The issue of duplication and waste of industry resources as a result of our having two separate national trade associations is one that is always being brought up and never resolved. Well, it’s been brought up again in the form of a letter signed by numerous industry luminaries to the chairmen of both United and PMA. Subsequent discussions have been held by each association, and soon, a joint panel composed of leaders from both associations will meet.
Long involvement in this issue has convinced me that there are substantial funds wasted by virtue of competition between the two associations. In my mind, the easiest example of this is CPQ, which performs exactly the functions the communications staff of a trade association would normally perform. The fact the industry built a third infrastructure to handle food safety communication was principally due to jealousy between the associations on who would be the industry’s spokesperson on this matter. The principle benefit of the CPQ expenditure has accrued, not to the produce industry, but to the PR firm that was awarded the contract to run the operation.
At the same time, however, I doubt that a joint study can serve any useful purpose in eliminating waste and duplication. This is because the waste and duplication are inherent in the nature of the organizations.
PMA and United are both very peculiar trade associations. They are peculiar because, unlike almost every other association, they encompass a broad swath of voting membership running up and down the distribution chain. Both PMA and United include growers, shippers, packers, wholesalers, brokers, exporters, importers, retailers, foodservice distributors, and foodservice operators in their membership.
The broad membership array is almost unheard of in other associations.
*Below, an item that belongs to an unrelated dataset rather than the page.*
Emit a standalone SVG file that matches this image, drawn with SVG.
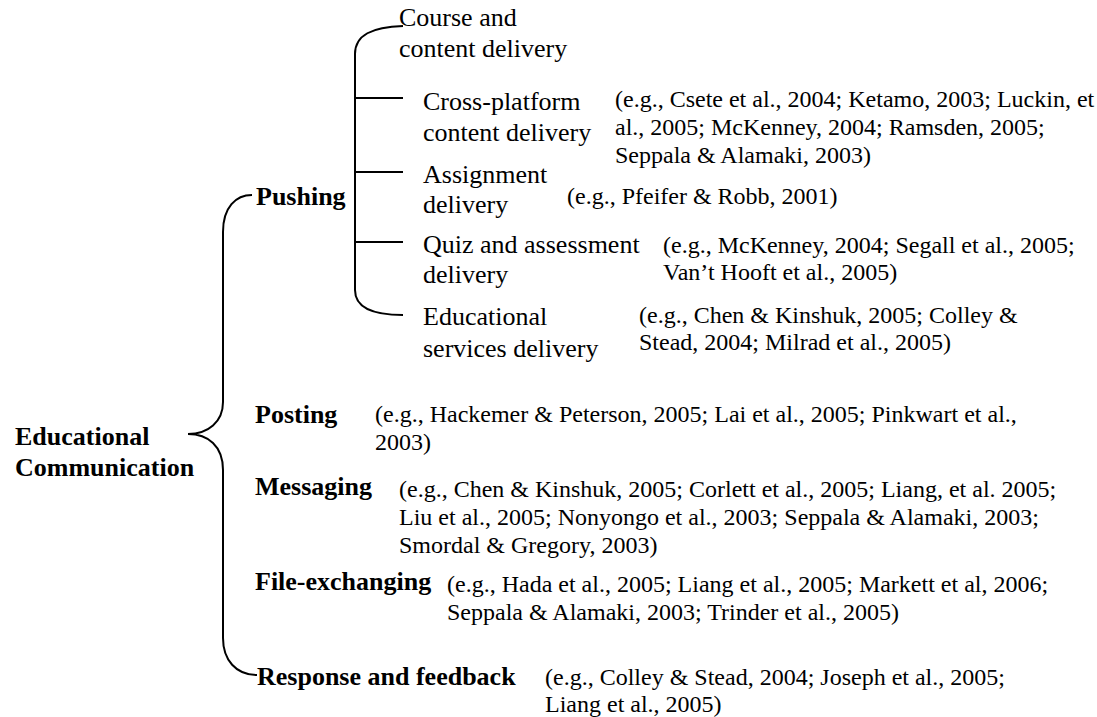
<svg xmlns="http://www.w3.org/2000/svg" width="1097" height="717" viewBox="0 0 1097 717">
<style>
.lbl{font-family:"Liberation Serif","Times New Roman",serif;font-size:26px;fill:#000}
.b{font-weight:bold}
.cit{font-family:"Liberation Serif","Times New Roman",serif;font-size:24px;fill:#000}
.ln{fill:none;stroke:#000;stroke-width:2}
</style>
<rect width="1097" height="717" fill="#fff"/>
<g id="connectors">
<path class="ln" d="M252 195 C236 195 223 207 223 232 L223 402 C223 422 208 434 188 434 C208 434 223 446 223 470 L223 638 C223 660 236 675 257 675"/>
<path class="ln" d="M403 26 C372 27 355 35 355 54 L355 290 C355 307 372 315 403 315"/>
<path class="ln" d="M355 98 H403 M355 172 H403 M355 242 H403"/>
</g>
<g id="root"><text class="lbl b" x="15" y="445">Educational</text><text class="lbl b" x="15" y="476">Communication</text></g>
<g id="pushing"><text class="lbl b" x="256" y="205">Pushing</text></g>
<g id="course"><text class="lbl" x="399" y="26">Course and</text><text class="lbl" x="399" y="57">content delivery</text></g>
<g id="crossplatform"><text class="lbl" x="423" y="110">Cross-platform</text><text class="lbl" x="423" y="141">content delivery</text>
<text class="cit" x="615" y="107">(e.g., Csete et al., 2004; Ketamo, 2003; Luckin, et</text><text class="cit" x="615" y="135">al., 2005; McKenney, 2004; Ramsden, 2005;</text><text class="cit" x="615" y="163">Seppala &amp; Alamaki, 2003)</text></g>
<g id="assignment"><text class="lbl" x="423" y="183">Assignment</text><text class="lbl" x="423" y="213">delivery</text>
<text class="cit" x="567" y="204">(e.g., Pfeifer &amp; Robb, 2001)</text></g>
<g id="quiz"><text class="lbl" x="423" y="253">Quiz and assessment</text><text class="lbl" x="423" y="283">delivery</text>
<text class="cit" x="663" y="253">(e.g., McKenney, 2004; Segall et al., 2005;</text><text class="cit" x="663" y="280">Van’t Hooft et al., 2005)</text></g>
<g id="services"><text class="lbl" x="423" y="325">Educational</text><text class="lbl" x="423" y="357">services delivery</text>
<text class="cit" x="639" y="323">(e.g., Chen &amp; Kinshuk, 2005; Colley &amp;</text><text class="cit" x="639" y="350">Stead, 2004; Milrad et al., 2005)</text></g>
<g id="posting"><text class="lbl b" x="255" y="423">Posting</text>
<text class="cit" x="375" y="422">(e.g., Hackemer &amp; Peterson, 2005; Lai et al., 2005; Pinkwart et al.,</text><text class="cit" x="375" y="450">2003)</text></g>
<g id="messaging"><text class="lbl b" x="255" y="495">Messaging</text>
<text class="cit" x="399" y="497">(e.g., Chen &amp; Kinshuk, 2005; Corlett et al., 2005; Liang, et al. 2005;</text><text class="cit" x="399" y="525">Liu et al., 2005; Nonyongo et al., 2003; Seppala &amp; Alamaki, 2003;</text><text class="cit" x="399" y="553">Smordal &amp; Gregory, 2003)</text></g>
<g id="fileexchanging"><text class="lbl b" x="255" y="590">File-exchanging</text>
<text class="cit" x="447" y="592">(e.g., Hada et al., 2005; Liang et al., 2005; Markett et al, 2006;</text><text class="cit" x="447" y="620">Seppala &amp; Alamaki, 2003; Trinder et al., 2005)</text></g>
<g id="response"><text class="lbl b" x="257" y="685">Response and feedback</text>
<text class="cit" x="545" y="685">(e.g., Colley &amp; Stead, 2004; Joseph et al., 2005;</text><text class="cit" x="545" y="712">Liang et al., 2005)</text></g>
</svg>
The membership of the Food Marketing Institute, for example, is retailers, not manufacturers of food products, and the National Restaurant Association does not have food producers as members.
Because PMA and United both think of their membership as the whole industry, what is needless duplication in one association’s eyes is an essential service to members in the eyes of the other association.
Of course, the big duplication often discussed is the conventions. These events cost millions of dollars in the aggregate, and some companies have made no secret of the fact that they would prefer to have only one convention to attend.
But these conventions are principally large business events that the associations run to fund their other activities. For better or for worse, the produce industry associations run not solely on dues but on the profits from these businesses. So, even if everyone agreed these were duplicative events, in the absence of some kind of joint show, neither association could agree to cancel its event without enormously scaling back its activities and possibly ceasing operation.
It happens to be that the conventions are one area where I see little duplication, however. I think that people enjoy having two shows to go to, and whether they attend one or the other or both depends on everything from where the show is, to how business is that year, to when a company’s busy season is. Though there clearly are exhibitors who complain about having to be in two shows, nobody forces them to exhibit in both.
In fact, the degree to which people exhibit to support the associations is over-rated. This can be recognized by looking at the changes in the composition of the PMA and United shows over the years. Today, the United show has evolved into a show more heavily involved with packaging equipment, transportation services, and allied suppliers. The PMA show, on the other hand, is very retail-oriented with lots of grower/shipper and commodity boards showcasing their wares.
Now there are some firms that would like to withdraw from one convention but don’t because they know a segment of their business would be upset. One signatory to that letter actually had pulled out of United’s 1993 show and came back in because a very important customer made it clear that he wanted to see them at United. But it is important to note that this exhibitor came back into the show, not to help United, but because it was good business to support its customer’s association.
Is there an answer to the duplication of services? Yes and no. No, I don’t believe that any number of special committees will be able to “solve” the problem. The problem grows from the fact that the nature of each association requires them to compete with one another. But, yes, there is a way to proceed that will help to reduce the duplication. It requires action both by individual companies and by each association.
A key factor is that individual companies in the industry should not feel obligated to participate in activities that do not help their business. If a trade association offers a show or a training program, a company should only participate if it values participating. To buy and man a booth at a trade show can cost no less than $5,000, and if you do a big job, it can cost $100,000 – with the association getting only a small fraction of this amount. If you exhibit only to “support the association”, you should stop and just make a donation to the association.
On the part of the associations, the way to eliminate inefficiencies is for them to cooperate less and compete more. This is already happening. PMA has decided not to extend funding of CPQ. I assume what they mean by this is that the PMA communications staff will do the same communications job directly. In time, the industry will decide whether United, alone or via CPQ or PMA is doing the better job. Financial support then will go to the body perceived to be doing things better.
PMA and United do compete. That seems unavoidable as long as the associations have the missions they currently do. In a competition, you can’t settle the winner by having a blue ribbon panel look at everyone’s statistics. You have to run the race. The smart association may be meeting in public to show good faith, but in private, it is putting its running suit on and getting ready to race.